The jury is still out on this, but the significance of DeepSeek lies elsewhere.
DeepSeek has upended the Gen AI business model
We always questioned how the big AI companies could justify spending tens of billions of dollars on massive AI-server farms the size of Manhattan. What’s the business model, taking into consideration the energy bills (and often separate investments in energy supply needed) and the steep depreciation of these huge CapEx projects.
Yes, sure, it’s a general-purpose technology that can achieve amazing things, but somewhere down the line these enormous investments must make a return, and generate a revenue stream.
And it’s here that DeepSeek has done the greatest damage, it’s upending an already very questionable business model by:
Greatly undercutting most existing models on price while being comparable in quality, seriously altering the economic returns and destroying pricing power. They already did the same in China’s home market and is it a coincidence that both Microsoft (with ChatGTP+ which is Open AI o1 model and was $20/m subscription) and Open AI itself with its newest reasoning model o3 is making access free (albeit with restrictions on use)? They are forced to.

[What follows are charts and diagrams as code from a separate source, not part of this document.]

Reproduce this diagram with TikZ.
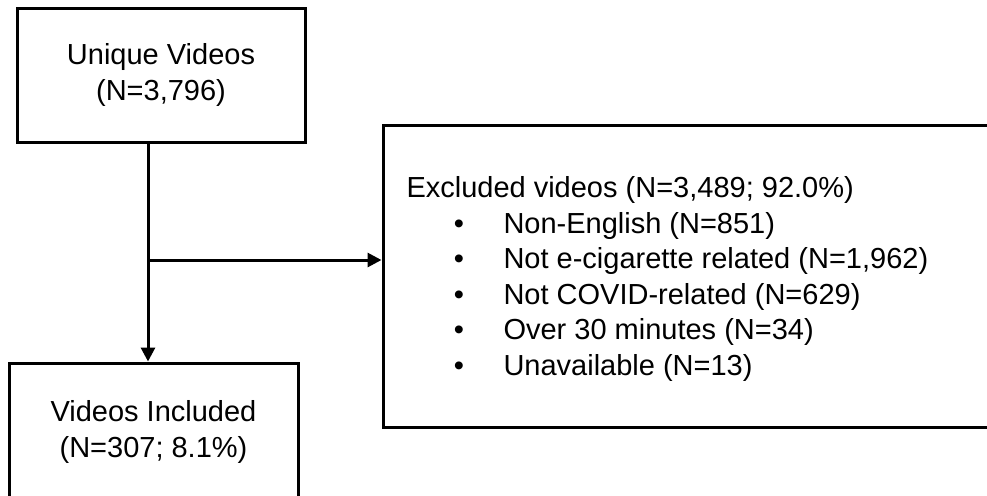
\documentclass[tikz,border=0pt]{standalone}
\usepackage{fontspec}
\setmainfont{Liberation Sans}
\usetikzlibrary{arrows.meta}

\begin{document}
\begin{tikzpicture}[x=0.5pt,y=-0.5pt,line width=1.5pt,
 box/.style={draw,rectangle,align=center,inner sep=0pt,font=\fontsize{14.5pt}{18pt}\selectfont},
 txt/.style={inner sep=0pt,font=\fontsize{14.5pt}{18pt}\selectfont},
 flow/.style={-{Triangle[length=7pt,width=7pt]}}]

 \useasboundingbox (0,0) rectangle (987,495);

 \node[box,minimum width=144pt,minimum height=67pt] (unique) at (161,75) {Unique Videos\\(N=3,796)};
 \node[box,minimum width=144.5pt,minimum height=69pt] (incl) at (153.5,432) {Videos Included\\(N=307; 8.1\%)};
 \node[box,minimum width=308.5pt,minimum height=151pt] (excl) at (691.5,276) {};

 \node[txt,anchor=base west] (head) at (405,197.5) {Excluded videos (N=3,489; 92.0\%)};
 \foreach \t [count=\i] in {Non-English (N=851),{Not e-cigarette related (N=1,962)},
  Not COVID-related (N=629),Over 30 minutes (N=34),Unavailable (N=13)} {
  \node[txt,anchor=base] (dot\i) at (459,197.5+35.5*\i) {\textbullet};
  \node[txt,anchor=base west] (item\i) at (502,197.5+35.5*\i) {\t};
 }

 \coordinate (split) at (150,260);
 \draw[flow] ([xshift=-6.5pt]unique.south) -- ([xshift=-6.5pt]unique.south |- incl.north);
 \draw[flow] (split) -- (split -| excl.west);

\end{tikzpicture}
\end{document}
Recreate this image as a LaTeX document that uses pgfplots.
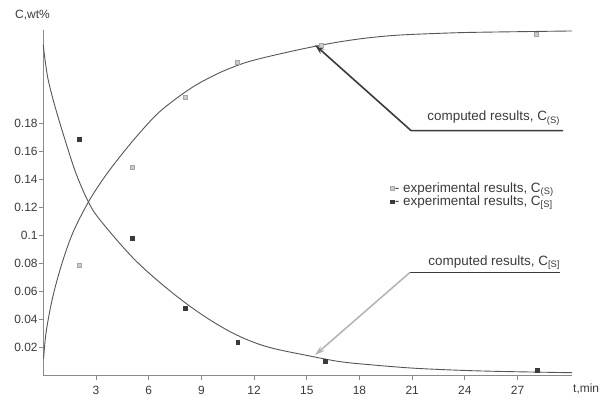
\documentclass[border=0pt]{standalone}
\usepackage{pgfplots}
\pgfplotsset{compat=1.18}
\usepackage{fontspec}
\setmainfont{Liberation Sans}
\usetikzlibrary{arrows.meta}
\definecolor{txt}{HTML}{3A3A3A}
\definecolor{crv}{HTML}{555555}
\definecolor{axc}{HTML}{8A8A8A}
\begin{document}
\begin{tikzpicture}
\useasboundingbox (0,0) rectangle (610bp,397bp);
\begin{axis}[
  at={(43.3bp,21.5bp)}, anchor=south west,
  scale only axis, width=528.7bp, height=345.5bp,
  xmin=0, xmax=30.1, ymin=0, ymax=0.2468,
  axis x line*=bottom, axis y line*=left,
  axis line style={draw=axc, line width=1.3bp},
  tick style={draw=axc, line width=0.8bp},
  tick align=outside, major tick length=4bp,
  xtick={3,6,9,12,15,18,21,24,27},
  ytick={0.02,0.04,0.06,0.08,0.1,0.12,0.14,0.16,0.18},
  yticklabels={0.02,0.04,0.06,0.08,0.1,0.12,0.14,0.16,0.18},
  scaled y ticks=false,
  /pgf/number format/assume math mode=true,
  ticklabel style={font=\fontsize{12}{14}\selectfont, text=txt},
  yticklabel style={inner sep=1.5bp},
  xticklabel style={inner sep=1.5bp, yshift=-5bp},
  clip=false,
  legend style={at={(axis cs:29.3,0.1289)}, anchor=east, draw=none, fill=none,
    font=\fontsize{13.5}{15}\selectfont, text=txt, nodes={inner sep=1bp}, row sep=0bp},
  legend cell align=left,
  legend image code/.code={\draw[#1] plot coordinates {(0.08cm,0cm)};},
]
% computed C(S)
\addplot[crv, line width=0.9bp, smooth, tension=0.55, forget plot] coordinates {
(0.02,0.0120) (0.15,0.0300) (0.5,0.0540) (1.0,0.0775) (1.65,0.1010)
(2.57,0.1240) (3.5,0.1420) (4.5,0.1585) (5.5,0.1735) (6.5,0.1870)
(7.5,0.1972) (8.5,0.2060) (9.5,0.2130) (10.5,0.2188) (11.77,0.2245)
(13.67,0.2303) (15.38,0.2349) (16.9,0.2384) (18.5,0.2412) (20.3,0.2432)
(22.97,0.2446) (24.87,0.2452) (30.09,0.2461)};
% computed C[S]
\addplot[crv, line width=0.9bp, smooth, tension=0.55, forget plot] coordinates {
(0,0.2361) (0.10,0.2254) (0.28,0.2111) (0.67,0.1920) (1.24,0.1682)
(1.86,0.1444) (2.57,0.1239) (3.23,0.1111) (5.13,0.0837) (7.03,0.0623)
(8.92,0.0444) (10.82,0.0301) (12.72,0.0206) (15.38,0.0134) (16.9,0.0099)
(18.42,0.0079) (21.26,0.0051) (25.04,0.0032) (30.09,0.0020)};
% experimental C(S)
\addplot[only marks, mark=square*, mark size=1.9bp, mark options={fill=gray!40, draw=gray!70}] coordinates {
(2.05,0.079) (5.07,0.149) (8.07,0.1986) (11.03,0.2236) (15.8,0.236) (28.06,0.244)};
\addlegendentry{- experimental results, C\textsubscript{(S)}}
% experimental C[S]
\addplot[only marks, mark=square*, mark size=1.9bp, mark options={fill=txt, draw=txt}] coordinates {
(2.05,0.1686) (5.07,0.0983) (8.07,0.0483) (11.07,0.024) (16.06,0.0105) (28.1,0.0038)};
\addlegendentry{- experimental results, C\textsubscript{[S]}}
% annotations
\draw[txt, line width=1.6bp, -{Stealth[length=10bp,width=6bp]}] (axis cs:29.6,0.1749) -- (axis cs:20.94,0.1749) -- (axis cs:15.47,0.2361);
\draw[txt, line width=1.4bp] (axis cs:29.43,0.0737) -- (axis cs:20.88,0.0737);
\draw[gray!60, line width=1.5bp, -{Stealth[length=10bp,width=6bp,fill=gray!60!black]}] (axis cs:20.88,0.0737) -- (axis cs:15.47,0.0146);
\node[anchor=base east, inner sep=0, text=txt, font=\fontsize{13.5}{15}\selectfont] at (axis cs:29.43,0.1818) {computed results, C\textsubscript{(S)}};
\node[anchor=base east, inner sep=0, text=txt, font=\fontsize{13.5}{15}\selectfont] at (axis cs:29.43,0.0789) {computed results, C\textsubscript{[S]}};
\node[anchor=center, inner sep=0, text=txt, font=\fontsize{12}{14}\selectfont] at (rel axis cs:0,1) [xshift=-10.8bp, yshift=15bp] {C,wt\%};
\node[anchor=west, inner sep=0, text=txt, font=\fontsize{12}{14}\selectfont] at (rel axis cs:1,0) [xshift=1bp, yshift=-13.5bp] {t,min};
\end{axis}
\end{tikzpicture}
\end{document}
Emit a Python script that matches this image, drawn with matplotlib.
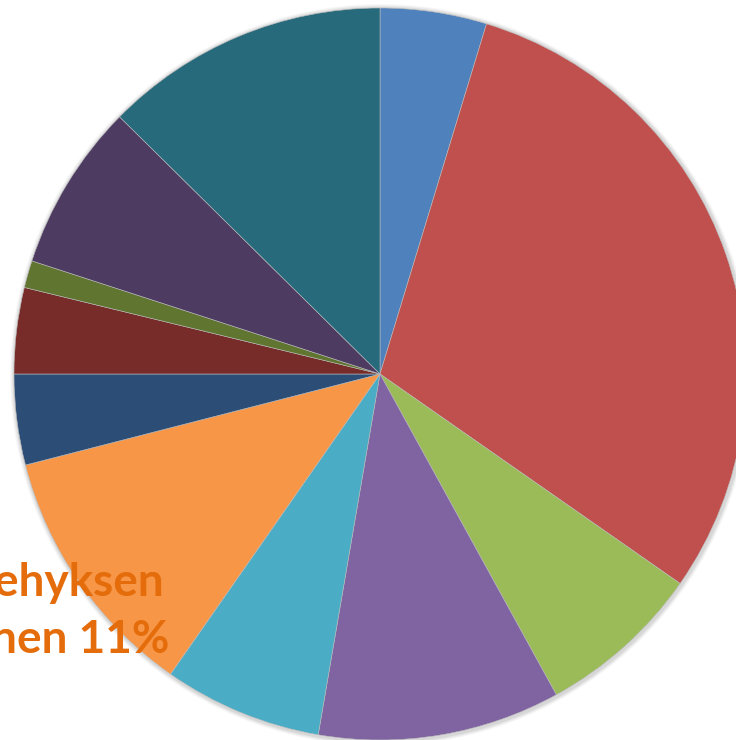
import matplotlib.pyplot as plt
from matplotlib.patches import Circle

# slice shares in percent, clockwise from 12 o'clock
values = [4.7, 30.0, 7.3, 10.7, 7.0, 11.3, 4.0, 3.8, 1.2, 7.4, 12.6]
colors = ['#4F81BD', '#C0504D', '#9BBB59', '#8064A2', '#4BACC6', '#F79646',
          '#2C4D75', '#772C2A', '#5F7530', '#4D3B62', '#276A7C']
label_lines = ['Toimintakehyksen', 'ulkopuolinen 11%']

W, H = 736, 740
fig = plt.figure(figsize=(W / 100, H / 100), dpi=100)
ax = fig.add_axes([0, 0, 1, 1])

cx, cy, r = 380, H - 374, 366

# soft shadow around the pie
for i, a in enumerate([0.05, 0.07, 0.09, 0.12]):
    ax.add_patch(Circle((cx + 1, cy - 1), r + 5 - i, color='#808080', alpha=a, lw=0, zorder=0))

ax.pie(values, colors=colors, startangle=90, counterclock=False,
       center=(cx, cy), radius=r, frame=True,
       wedgeprops=dict(linewidth=0.4, edgecolor='#bbbbbb'))

# label of the orange slice, two lines ending at slightly different x
for (x, y), line in zip([(164, 583), (169, 640)], label_lines):
    ax.text(x, H - y, line, ha='right', va='center', fontsize=33,
            fontweight='bold', color='#E46C0A', family='Lato')

ax.set_xlim(0, W)
ax.set_ylim(0, H)
ax.set_aspect('auto')
ax.axis('off')
fig.savefig('out.png', dpi=100)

Showing that brute force doesn’t necessarily win, doing more with less can lead to comparable results and one shouldn’t be surprised existing players starting to take that approach more seriously in their own model developments.
Producing distilled models that are very good and run on a fraction of the resources of the big models, reducing the dependence on big data centers further.
Spilling the beans by its open-source approach. If not on price, the only way existing models can compete is to produce much better models, whether through brute force, ingenuity, or a combination of both. But DeepSeek has upended this as well as they:
Are able to match performance within weeks or months (at a fraction of the cost),
More importantly still, it’s empowering any AI lab to be creative by spilling the beans, it’s democratizing AI development, greatly reducing the barriers to entry, and leveling the playing field. Innovations will likely come from many more sources.
So R1’s efficiency is not the only, or even the most important factor here. It’s open source, that is, everybody can use it and improve on it as they see fit. And guess what,
Microsoft and Perplexity are already doing just that and in the first week since its appearance, developers on the platform have created more than 500 “derivative” models of R1 that have racked up 2.5M downloads combined
Cerebras, which we flagged as one of the most serious Nvidia competitors, is offering blisteringly fast access to DeepSeek with the use of its wafer-scale AI chips housed on US servers so no worries about Chinese access to data. (see Venturebeat).
If everybody has access to efficient cheap (free!) AI models, which they can use and improve upon as they see fit, why pay for an expensive one?
If any competitive advantage newer models may have is only very temporary, and if innovation will come from many more sources, what’s the business model of the big ‘Manhattan-sized’ server farms being built, how does one generate a return on that?
Conclusion
Not all of this is new, there are other open source models, other Mix-of-Expert models, and distillation isn’t invented by DeepSeek, for instance. But the combination of quality, price, efficiency, and open source is upending the business model of established AI players relying on ever bigger data centers and swings the pendulum towards doing more with less, opening the floodgates of innovation from many more sources, leveling the playing field.
Soo, OpenAI's DeepResearch, which just arrived has been cloned by a team of geeks at Hugging Face https://www.tomsguide.com/ai/chatgpts-powerful-deep-research-upgrade-got-an-open-source-replica-in-just-24-hours We wonder with cheaper models like DeepSeek arriving and advances being matched by others, what is the ROI for the big AI companies, given that these server farms costs tens of billions of dollars, run up huge energy bills and depreciate in 3-4 years?